Data segment

--------

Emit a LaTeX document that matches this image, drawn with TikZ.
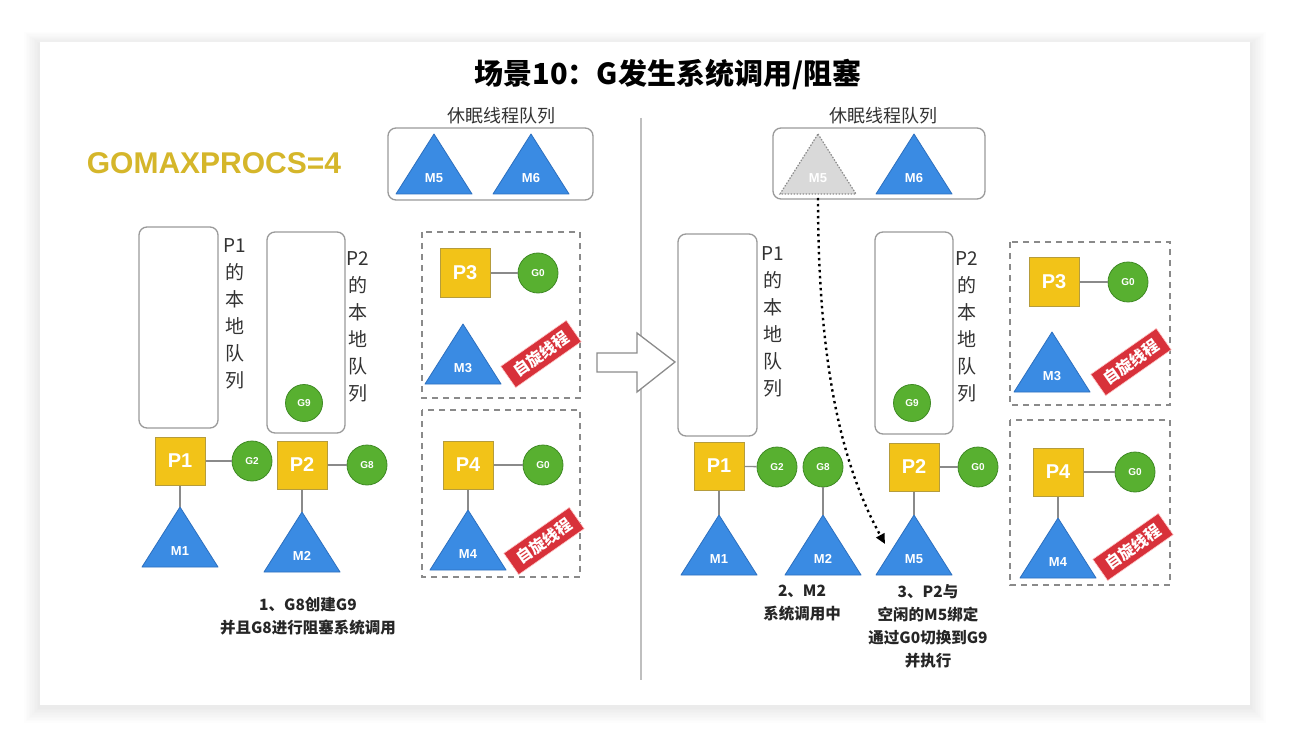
\documentclass[tikz,border=0pt]{standalone}
\usepackage{fontspec}
\setmainfont{Noto Sans CJK SC}
\newfontfamily\hel{Liberation Sans}
\usetikzlibrary{arrows.meta}
\definecolor{pyel}{HTML}{F2C318}
\definecolor{pyelb}{HTML}{B59C3C}
\definecolor{ggrn}{HTML}{58B030}
\definecolor{ggrnb}{HTML}{3F8A24}
\definecolor{mblu}{HTML}{3A8BE3}
\definecolor{mblub}{HTML}{2C6FBF}
\definecolor{tred}{HTML}{D8313A}
\definecolor{gmx}{HTML}{D5B62A}
\definecolor{lgray}{HTML}{9A9A9A}
\definecolor{dgray}{HTML}{8A8A8A}
\newcommand{\fsz}[1]{\fontsize{#1pt}{#1pt}\selectfont}
\newcommand{\mtri}[5]{%
  \coordinate (#2) at (#3,#4);
  \path[#1] (#2) -- ++(38,60) -- ++(-76,0) -- cycle;
  \node[mlab] (#2t) at ([yshift=-44pt]#2) {#5};
}
\tikzset{
  pbox/.style={draw=pyelb, fill=pyel, minimum width=50pt, minimum height=48pt, inner sep=0pt, font=\hel\bfseries\fsz{20}, text=white, line width=1pt},
  gcirc/.style={circle, draw=ggrnb, fill=ggrn, minimum size=40pt, inner sep=0pt, font=\hel\bfseries\fsz{10}, text=white, line width=0.8pt},
  qbox/.style={draw=lgray, rounded corners=8pt, line width=1.3pt},
  dbox/.style={draw=dgray, dash pattern=on 6pt off 5pt, line width=1.3pt},
  tag/.style={fill=tred, draw=red!20, line width=0.6pt, text=white, font=\bfseries\fsz{16}, minimum width=80pt, minimum height=26pt, inner sep=0pt, rotate=35},
  conn/.style={draw=dgray, line width=1.3pt},
  vlab/.style={align=center, font=\fontsize{19pt}{27pt}\selectfont, text=black!80},
  mlab/.style={text=white, font=\hel\bfseries\fsz{13}},
  tri/.style={fill=mblu, draw=mblub, line width=0.8pt, line join=round},
  gtri/.style={fill=black!15, draw=black!45, dash pattern=on 1.5pt off 1.5pt, line width=1.2pt},
  note/.style={align=center, font=\bfseries\fontsize{15.5pt}{23pt}\selectfont, text=black!85},
  qlab/.style={font=\fsz{18}, text=black!80},
}
\begin{document}
\begin{tikzpicture}[x=1pt,y=-1pt]
\useasboundingbox (0,0) rectangle (1296,746);
\fill[white] (0,0) rectangle (1296,746);
\foreach \i in {1,...,10} {
  \fill[black, opacity=0.006] (40-\i*1.6,42-\i*1.2+2) rectangle (1250+\i*1.6,705+\i*1.6+2);
}
\fill[white] (40,42) rectangle (1250,705);

% title
\node[font=\bfseries\fsz{29}] (title) at (668,75) {场景10：G发生系统调用/阻塞};
% divider
\draw[draw=black!25, line width=1.2pt] (641,118) -- (641,680);

% GOMAXPROCS
\node[font=\hel\bfseries\fsz{30}, text=gmx] (gmp) at (214,163) {GOMAXPROCS=4};

% ---------------- left ----------------
\node[qlab] (sleepL) at (501,116) {休眠线程队列};
\draw[qbox] (388,128) rectangle (593,200);
\mtri{tri}{lm5}{434}{134}{M5}
\mtri{tri}{lm6}{531}{134}{M6}

\draw[qbox] (139,227) rectangle (218,428);
\node[vlab] (lq1) at (235,314) {P1\\的\\本\\地\\队\\列};
\draw[qbox] (267,232) rectangle (345,433);
\node[vlab] (lq2) at (358,327) {P2\\的\\本\\地\\队\\列};
\node[gcirc, minimum size=37pt] (lg9) at (304,403) {G9};

\node[pbox] (lp1) at (180,461) {P1};
\node[gcirc] (lg2) at (252,461) {G2};
\mtri{tri}{lm1}{180}{507}{M1}
\draw[conn] (lp1) -- (lg2);
\draw[conn] (lp1) -- (lm1);

\node[pbox] (lp2) at (302,465) {P2};
\node[gcirc] (lg8) at (367,465) {G8};
\mtri{tri}{lm2}{302}{512}{M2}
\draw[conn] (lp2) -- (lg8);
\draw[conn] (lp2) -- (lm2);

\draw[dbox] (422,232) rectangle (580,398);
\node[pbox] (lp3) at (465,273) {P3};
\node[gcirc] (lg0a) at (538,273) {G0};
\draw[conn] (lp3) -- (lg0a);
\mtri{tri}{lm3}{463}{324}{M3}
\node[tag] (ltag1) at (541,354) {自旋线程};

\draw[dbox] (422,410) rectangle (580,577);
\node[pbox] (lp4) at (468,465) {P4};
\node[gcirc] (lg0b) at (543,465) {G0};
\draw[conn] (lp4) -- (lg0b);
\mtri{tri}{lm4}{468}{510}{M4}
\draw[conn] (lp4) -- (lm4);
\node[tag] (ltag2) at (544,541) {自旋线程};

\node[note] (n1) at (308,616) {1、G8创建G9\\并且G8进行阻塞系统调用};

% big hollow arrow
\draw[draw=black!45, fill=white, line width=1.3pt, line join=miter]
  (597,353) -- (637,353) -- (637,333) -- (675,362) -- (637,392) -- (637,372) -- (597,372) -- cycle;

% ---------------- right ----------------
\node[qlab] (sleepR) at (883,116) {休眠线程队列};
\draw[qbox] (773,128) rectangle (985,199);
\mtri{gtri}{rm5g}{818}{134}{M5}
\mtri{tri}{rm6}{914}{134}{M6}

\draw[qbox] (678,234) rectangle (757,436);
\node[vlab] (rq1) at (773,322) {P1\\的\\本\\地\\队\\列};
\draw[qbox] (875,232) rectangle (953,434);
\node[vlab] (rq2) at (967,327) {P2\\的\\本\\地\\队\\列};
\node[gcirc, minimum size=37pt] (rg9) at (912,403) {G9};

\node[pbox] (rp1) at (719,466) {P1};
\node[gcirc] (rg2) at (777,467) {G2};
\node[gcirc] (rg8) at (823,467) {G8};
\mtri{tri}{rm1}{719}{515}{M1}
\mtri{tri}{rm2}{823}{515}{M2}
\draw[conn] (rp1) -- (rg2);
\draw[conn] (rp1) -- (rm1);
\draw[conn] (rg8) -- (rm2);

\node[pbox] (rp2) at (914,467) {P2};
\node[gcirc] (rg0) at (978,467) {G0};
\mtri{tri}{rm5}{914}{515}{M5}
\draw[conn] (rp2) -- (rg0);
\draw[conn] (rp2) -- (rm5);

\draw[dbox] (1010,242) rectangle (1170,405);
\node[pbox] (rp3) at (1054,282) {P3};
\node[gcirc] (rg0a) at (1128,282) {G0};
\draw[conn] (rp3) -- (rg0a);
\mtri{tri}{rm3}{1052}{332}{M3}
\node[tag] (rtag1) at (1131,362) {自旋线程};

\draw[dbox] (1010,420) rectangle (1170,585);
\node[pbox] (rp4) at (1058,472) {P4};
\node[gcirc] (rg0b) at (1135,472) {G0};
\draw[conn] (rp4) -- (rg0b);
\mtri{tri}{rm4}{1058}{518}{M4}
\draw[conn] (rp4) -- (rm4);
\node[tag] (rtag2) at (1133,547) {自旋线程};

% dotted arrow from sleeping M5 to new M5
\coordinate (arrS) at (818,198);
\coordinate (arrE) at (885,544);
\draw[black, line width=2.4pt, dash pattern=on 2.4pt off 3.6pt, -{Triangle[length=10pt,width=9pt]}]
  (arrS) .. controls (818,390) and (850,480) .. (arrE);

\node[note] (n2) at (802,603) {2、M2\\系统调用中};
\node[note] (n3) at (928,626) {3、P2与\\空闲的M5绑定\\通过G0切换到G9\\并执行};
\end{tikzpicture}
\end{document}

--------

Short problem
Without the images, write out each line of the data verbatim.

Response below
Emit a LaTeX document that matches this image, drawn with TikZ.
\documentclass[tikz,border=0pt]{standalone}
\usepackage{fontspec}
\setmainfont{Noto Sans CJK SC}
\newfontfamily\hel{Liberation Sans}
\usetikzlibrary{arrows.meta}
\definecolor{pyel}{HTML}{F2C318}
\definecolor{pyelb}{HTML}{B59C3C}
\definecolor{ggrn}{HTML}{58B030}
\definecolor{ggrnb}{HTML}{3F8A24}
\definecolor{mblu}{HTML}{3A8BE3}
\definecolor{mblub}{HTML}{2C6FBF}
\definecolor{tred}{HTML}{D8313A}
\definecolor{gmx}{HTML}{D5B62A}
\definecolor{lgray}{HTML}{9A9A9A}
\definecolor{dgray}{HTML}{8A8A8A}
\newcommand{\fsz}[1]{\fontsize{#1pt}{#1pt}\selectfont}
\newcommand{\mtri}[5]{%
  \coordinate (#2) at (#3,#4);
  \path[#1] (#2) -- ++(38,60) -- ++(-76,0) -- cycle;
  \node[mlab] (#2t) at ([yshift=-44pt]#2) {#5};
}
\tikzset{
  pbox/.style={draw=pyelb, fill=pyel, minimum width=50pt, minimum height=48pt, inner sep=0pt, font=\hel\bfseries\fsz{20}, text=white, line width=1pt},
  gcirc/.style={circle, draw=ggrnb, fill=ggrn, minimum size=40pt, inner sep=0pt, font=\hel\bfseries\fsz{10}, text=white, line width=0.8pt},
  qbox/.style={draw=lgray, rounded corners=8pt, line width=1.3pt},
  dbox/.style={draw=dgray, dash pattern=on 6pt off 5pt, line width=1.3pt},
  tag/.style={fill=tred, draw=red!20, line width=0.6pt, text=white, font=\bfseries\fsz{16}, minimum width=80pt, minimum height=26pt, inner sep=0pt, rotate=35},
  conn/.style={draw=dgray, line width=1.3pt},
  vlab/.style={align=center, font=\fontsize{19pt}{27pt}\selectfont, text=black!80},
  mlab/.style={text=white, font=\hel\bfseries\fsz{13}},
  tri/.style={fill=mblu, draw=mblub, line width=0.8pt, line join=round},
  gtri/.style={fill=black!15, draw=black!45, dash pattern=on 1.5pt off 1.5pt, line width=1.2pt},
  note/.style={align=center, font=\bfseries\fontsize{15.5pt}{23pt}\selectfont, text=black!85},
  qlab/.style={font=\fsz{18}, text=black!80},
}
\begin{document}
\begin{tikzpicture}[x=1pt,y=-1pt]
\useasboundingbox (0,0) rectangle (1296,746);
\fill[white] (0,0) rectangle (1296,746);
\foreach \i in {1,...,10} {
  \fill[black, opacity=0.006] (40-\i*1.6,42-\i*1.2+2) rectangle (1250+\i*1.6,705+\i*1.6+2);
}
\fill[white] (40,42) rectangle (1250,705);

% title
\node[font=\bfseries\fsz{29}] (title) at (668,75) {场景10：G发生系统调用/阻塞};
% divider
\draw[draw=black!25, line width=1.2pt] (641,118) -- (641,680);

% GOMAXPROCS
\node[font=\hel\bfseries\fsz{30}, text=gmx] (gmp) at (214,163) {GOMAXPROCS=4};

% ---------------- left ----------------
\node[qlab] (sleepL) at (501,116) {休眠线程队列};
\draw[qbox] (388,128) rectangle (593,200);
\mtri{tri}{lm5}{434}{134}{M5}
\mtri{tri}{lm6}{531}{134}{M6}

\draw[qbox] (139,227) rectangle (218,428);
\node[vlab] (lq1) at (235,314) {P1\\的\\本\\地\\队\\列};
\draw[qbox] (267,232) rectangle (345,433);
\node[vlab] (lq2) at (358,327) {P2\\的\\本\\地\\队\\列};
\node[gcirc, minimum size=37pt] (lg9) at (304,403) {G9};

\node[pbox] (lp1) at (180,461) {P1};
\node[gcirc] (lg2) at (252,461) {G2};
\mtri{tri}{lm1}{180}{507}{M1}
\draw[conn] (lp1) -- (lg2);
\draw[conn] (lp1) -- (lm1);

\node[pbox] (lp2) at (302,465) {P2};
\node[gcirc] (lg8) at (367,465) {G8};
\mtri{tri}{lm2}{302}{512}{M2}
\draw[conn] (lp2) -- (lg8);
\draw[conn] (lp2) -- (lm2);

\draw[dbox] (422,232) rectangle (580,398);
\node[pbox] (lp3) at (465,273) {P3};
\node[gcirc] (lg0a) at (538,273) {G0};
\draw[conn] (lp3) -- (lg0a);
\mtri{tri}{lm3}{463}{324}{M3}
\node[tag] (ltag1) at (541,354) {自旋线程};

\draw[dbox] (422,410) rectangle (580,577);
\node[pbox] (lp4) at (468,465) {P4};
\node[gcirc] (lg0b) at (543,465) {G0};
\draw[conn] (lp4) -- (lg0b);
\mtri{tri}{lm4}{468}{510}{M4}
\draw[conn] (lp4) -- (lm4);
\node[tag] (ltag2) at (544,541) {自旋线程};

\node[note] (n1) at (308,616) {1、G8创建G9\\并且G8进行阻塞系统调用};

% big hollow arrow
\draw[draw=black!45, fill=white, line width=1.3pt, line join=miter]
  (597,353) -- (637,353) -- (637,333) -- (675,362) -- (637,392) -- (637,372) -- (597,372) -- cycle;

% ---------------- right ----------------
\node[qlab] (sleepR) at (883,116) {休眠线程队列};
\draw[qbox] (773,128) rectangle (985,199);
\mtri{gtri}{rm5g}{818}{134}{M5}
\mtri{tri}{rm6}{914}{134}{M6}

\draw[qbox] (678,234) rectangle (757,436);
\node[vlab] (rq1) at (773,322) {P1\\的\\本\\地\\队\\列};
\draw[qbox] (875,232) rectangle (953,434);
\node[vlab] (rq2) at (967,327) {P2\\的\\本\\地\\队\\列};
\node[gcirc, minimum size=37pt] (rg9) at (912,403) {G9};

\node[pbox] (rp1) at (719,466) {P1};
\node[gcirc] (rg2) at (777,467) {G2};
\node[gcirc] (rg8) at (823,467) {G8};
\mtri{tri}{rm1}{719}{515}{M1}
\mtri{tri}{rm2}{823}{515}{M2}
\draw[conn] (rp1) -- (rg2);
\draw[conn] (rp1) -- (rm1);
\draw[conn] (rg8) -- (rm2);

\node[pbox] (rp2) at (914,467) {P2};
\node[gcirc] (rg0) at (978,467) {G0};
\mtri{tri}{rm5}{914}{515}{M5}
\draw[conn] (rp2) -- (rg0);
\draw[conn] (rp2) -- (rm5);

\draw[dbox] (1010,242) rectangle (1170,405);
\node[pbox] (rp3) at (1054,282) {P3};
\node[gcirc] (rg0a) at (1128,282) {G0};
\draw[conn] (rp3) -- (rg0a);
\mtri{tri}{rm3}{1052}{332}{M3}
\node[tag] (rtag1) at (1131,362) {自旋线程};

\draw[dbox] (1010,420) rectangle (1170,585);
\node[pbox] (rp4) at (1058,472) {P4};
\node[gcirc] (rg0b) at (1135,472) {G0};
\draw[conn] (rp4) -- (rg0b);
\mtri{tri}{rm4}{1058}{518}{M4}
\draw[conn] (rp4) -- (rm4);
\node[tag] (rtag2) at (1133,547) {自旋线程};

% dotted arrow from sleeping M5 to new M5
\coordinate (arrS) at (818,198);
\coordinate (arrE) at (885,544);
\draw[black, line width=2.4pt, dash pattern=on 2.4pt off 3.6pt, -{Triangle[length=10pt,width=9pt]}]
  (arrS) .. controls (818,390) and (850,480) .. (arrE);

\node[note] (n2) at (802,603) {2、M2\\系统调用中};
\node[note] (n3) at (928,626) {3、P2与\\空闲的M5绑定\\通过G0切换到G9\\并执行};
\end{tikzpicture}
\end{document}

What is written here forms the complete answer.